=== Job ===
Copy each line with the word "this" in it.

[A block of data]
-- BEGIN --
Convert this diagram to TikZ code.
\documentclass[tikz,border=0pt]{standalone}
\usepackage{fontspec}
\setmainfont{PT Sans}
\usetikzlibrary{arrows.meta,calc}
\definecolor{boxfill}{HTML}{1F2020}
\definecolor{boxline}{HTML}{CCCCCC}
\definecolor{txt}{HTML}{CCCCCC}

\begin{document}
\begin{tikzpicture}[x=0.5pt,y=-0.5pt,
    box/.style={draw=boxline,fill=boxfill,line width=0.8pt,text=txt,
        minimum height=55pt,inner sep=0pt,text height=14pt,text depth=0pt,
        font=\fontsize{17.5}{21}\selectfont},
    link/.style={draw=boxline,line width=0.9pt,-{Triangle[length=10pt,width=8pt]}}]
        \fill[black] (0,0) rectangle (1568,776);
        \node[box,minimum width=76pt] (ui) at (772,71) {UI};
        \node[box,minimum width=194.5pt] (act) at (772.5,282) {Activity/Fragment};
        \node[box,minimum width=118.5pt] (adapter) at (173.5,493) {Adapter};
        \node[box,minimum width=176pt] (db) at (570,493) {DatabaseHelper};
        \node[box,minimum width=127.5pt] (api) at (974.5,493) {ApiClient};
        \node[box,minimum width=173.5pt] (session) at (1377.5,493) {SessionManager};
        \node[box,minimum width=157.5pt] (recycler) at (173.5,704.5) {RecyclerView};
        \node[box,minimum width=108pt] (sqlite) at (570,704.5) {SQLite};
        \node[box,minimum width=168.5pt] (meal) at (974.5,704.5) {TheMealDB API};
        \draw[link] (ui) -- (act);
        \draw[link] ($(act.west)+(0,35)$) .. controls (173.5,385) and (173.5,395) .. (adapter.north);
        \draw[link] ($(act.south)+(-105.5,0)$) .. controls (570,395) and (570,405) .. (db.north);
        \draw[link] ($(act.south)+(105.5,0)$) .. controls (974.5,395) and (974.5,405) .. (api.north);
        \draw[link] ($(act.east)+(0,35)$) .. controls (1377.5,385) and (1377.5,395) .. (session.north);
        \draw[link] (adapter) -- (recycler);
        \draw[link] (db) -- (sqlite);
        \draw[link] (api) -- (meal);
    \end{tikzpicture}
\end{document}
-- END --
-- BEGIN --
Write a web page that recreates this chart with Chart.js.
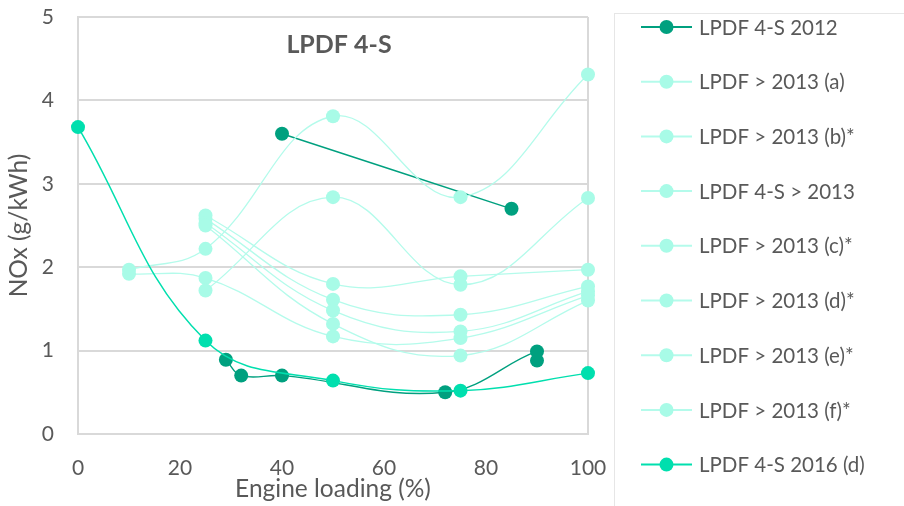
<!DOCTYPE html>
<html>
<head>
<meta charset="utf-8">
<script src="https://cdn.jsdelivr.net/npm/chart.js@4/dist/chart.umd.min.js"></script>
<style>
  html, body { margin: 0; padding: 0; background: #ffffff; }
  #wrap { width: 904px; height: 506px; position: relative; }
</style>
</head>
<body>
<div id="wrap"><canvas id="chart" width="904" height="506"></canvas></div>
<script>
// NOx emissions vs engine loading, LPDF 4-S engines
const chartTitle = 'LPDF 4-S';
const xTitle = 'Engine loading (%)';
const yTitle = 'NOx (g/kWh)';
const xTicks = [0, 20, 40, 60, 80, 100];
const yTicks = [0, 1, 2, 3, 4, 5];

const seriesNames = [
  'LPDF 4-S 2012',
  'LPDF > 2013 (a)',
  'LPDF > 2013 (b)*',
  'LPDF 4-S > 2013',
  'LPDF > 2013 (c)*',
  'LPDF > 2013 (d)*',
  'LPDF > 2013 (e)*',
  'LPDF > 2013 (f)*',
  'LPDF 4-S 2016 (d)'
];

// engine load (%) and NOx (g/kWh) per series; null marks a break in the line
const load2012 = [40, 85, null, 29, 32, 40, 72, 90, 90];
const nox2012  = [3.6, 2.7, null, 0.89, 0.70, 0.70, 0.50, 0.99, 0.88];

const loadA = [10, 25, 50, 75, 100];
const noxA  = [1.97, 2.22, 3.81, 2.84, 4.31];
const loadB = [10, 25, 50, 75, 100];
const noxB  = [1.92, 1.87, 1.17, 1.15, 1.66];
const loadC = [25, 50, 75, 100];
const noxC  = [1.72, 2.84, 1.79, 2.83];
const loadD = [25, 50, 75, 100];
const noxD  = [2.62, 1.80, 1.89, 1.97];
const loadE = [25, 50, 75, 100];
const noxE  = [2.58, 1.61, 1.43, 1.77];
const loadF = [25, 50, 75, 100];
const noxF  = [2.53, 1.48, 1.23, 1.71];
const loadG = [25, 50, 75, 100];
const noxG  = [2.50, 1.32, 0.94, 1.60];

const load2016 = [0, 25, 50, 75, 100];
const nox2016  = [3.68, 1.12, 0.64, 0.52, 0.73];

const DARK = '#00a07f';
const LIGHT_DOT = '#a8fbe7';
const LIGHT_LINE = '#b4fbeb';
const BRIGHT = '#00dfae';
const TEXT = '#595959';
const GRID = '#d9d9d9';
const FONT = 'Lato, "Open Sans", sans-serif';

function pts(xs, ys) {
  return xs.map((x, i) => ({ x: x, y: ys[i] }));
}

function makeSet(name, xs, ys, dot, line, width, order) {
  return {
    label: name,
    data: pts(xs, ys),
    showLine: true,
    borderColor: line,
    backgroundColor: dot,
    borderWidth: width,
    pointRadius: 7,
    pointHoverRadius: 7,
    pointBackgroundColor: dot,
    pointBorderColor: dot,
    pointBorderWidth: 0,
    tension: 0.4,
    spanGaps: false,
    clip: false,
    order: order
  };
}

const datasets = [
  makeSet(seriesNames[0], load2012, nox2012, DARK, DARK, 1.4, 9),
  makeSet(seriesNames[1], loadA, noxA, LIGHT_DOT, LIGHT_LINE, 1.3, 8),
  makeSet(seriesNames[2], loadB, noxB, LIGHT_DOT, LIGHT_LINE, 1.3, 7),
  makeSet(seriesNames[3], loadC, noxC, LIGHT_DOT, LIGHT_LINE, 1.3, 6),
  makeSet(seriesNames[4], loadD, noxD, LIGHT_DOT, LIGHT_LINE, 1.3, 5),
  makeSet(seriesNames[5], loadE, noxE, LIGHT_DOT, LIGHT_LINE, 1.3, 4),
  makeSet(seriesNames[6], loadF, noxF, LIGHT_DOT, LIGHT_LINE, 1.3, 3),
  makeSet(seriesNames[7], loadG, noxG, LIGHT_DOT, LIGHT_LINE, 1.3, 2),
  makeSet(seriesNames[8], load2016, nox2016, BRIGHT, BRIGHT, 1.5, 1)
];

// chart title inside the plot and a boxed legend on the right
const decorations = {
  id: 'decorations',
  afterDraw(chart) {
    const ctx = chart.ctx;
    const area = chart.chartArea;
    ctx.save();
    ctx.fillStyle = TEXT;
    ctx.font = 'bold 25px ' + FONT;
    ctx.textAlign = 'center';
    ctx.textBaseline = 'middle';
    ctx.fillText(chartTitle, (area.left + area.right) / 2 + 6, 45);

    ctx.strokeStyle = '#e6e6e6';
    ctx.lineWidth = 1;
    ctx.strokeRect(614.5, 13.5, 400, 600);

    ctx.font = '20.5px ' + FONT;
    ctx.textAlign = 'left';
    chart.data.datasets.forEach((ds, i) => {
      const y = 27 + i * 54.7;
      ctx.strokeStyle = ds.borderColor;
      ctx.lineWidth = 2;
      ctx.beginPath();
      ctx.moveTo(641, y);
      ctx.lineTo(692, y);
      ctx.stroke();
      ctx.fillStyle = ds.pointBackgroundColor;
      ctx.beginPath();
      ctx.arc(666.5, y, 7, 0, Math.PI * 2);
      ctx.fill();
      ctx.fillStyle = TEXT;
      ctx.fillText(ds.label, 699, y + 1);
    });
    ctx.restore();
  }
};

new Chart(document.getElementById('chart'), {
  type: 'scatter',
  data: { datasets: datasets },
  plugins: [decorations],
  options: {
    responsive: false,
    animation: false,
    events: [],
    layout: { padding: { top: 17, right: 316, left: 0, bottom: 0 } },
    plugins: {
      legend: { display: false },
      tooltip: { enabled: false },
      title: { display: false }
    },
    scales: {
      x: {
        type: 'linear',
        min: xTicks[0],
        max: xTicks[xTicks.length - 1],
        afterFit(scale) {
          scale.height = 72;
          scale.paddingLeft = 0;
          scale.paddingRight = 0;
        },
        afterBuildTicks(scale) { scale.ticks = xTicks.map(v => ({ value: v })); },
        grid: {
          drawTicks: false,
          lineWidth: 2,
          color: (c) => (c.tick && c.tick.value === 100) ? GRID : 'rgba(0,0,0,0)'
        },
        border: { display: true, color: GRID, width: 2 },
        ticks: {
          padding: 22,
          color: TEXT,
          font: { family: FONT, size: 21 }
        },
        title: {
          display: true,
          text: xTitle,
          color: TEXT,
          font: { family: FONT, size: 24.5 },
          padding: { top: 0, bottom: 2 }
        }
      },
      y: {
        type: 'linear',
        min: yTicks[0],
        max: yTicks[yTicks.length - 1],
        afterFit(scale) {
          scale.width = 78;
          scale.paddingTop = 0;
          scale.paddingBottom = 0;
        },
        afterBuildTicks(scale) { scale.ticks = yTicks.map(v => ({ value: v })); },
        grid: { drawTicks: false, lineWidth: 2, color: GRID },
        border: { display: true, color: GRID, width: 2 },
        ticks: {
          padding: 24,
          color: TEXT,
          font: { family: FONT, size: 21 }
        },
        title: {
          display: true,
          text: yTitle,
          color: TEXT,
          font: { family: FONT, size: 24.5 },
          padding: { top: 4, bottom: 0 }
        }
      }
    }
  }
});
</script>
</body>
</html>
-- END --
=== Result of the task ===
Convert this diagram to TikZ code.
Write a web page that recreates this chart with Chart.js.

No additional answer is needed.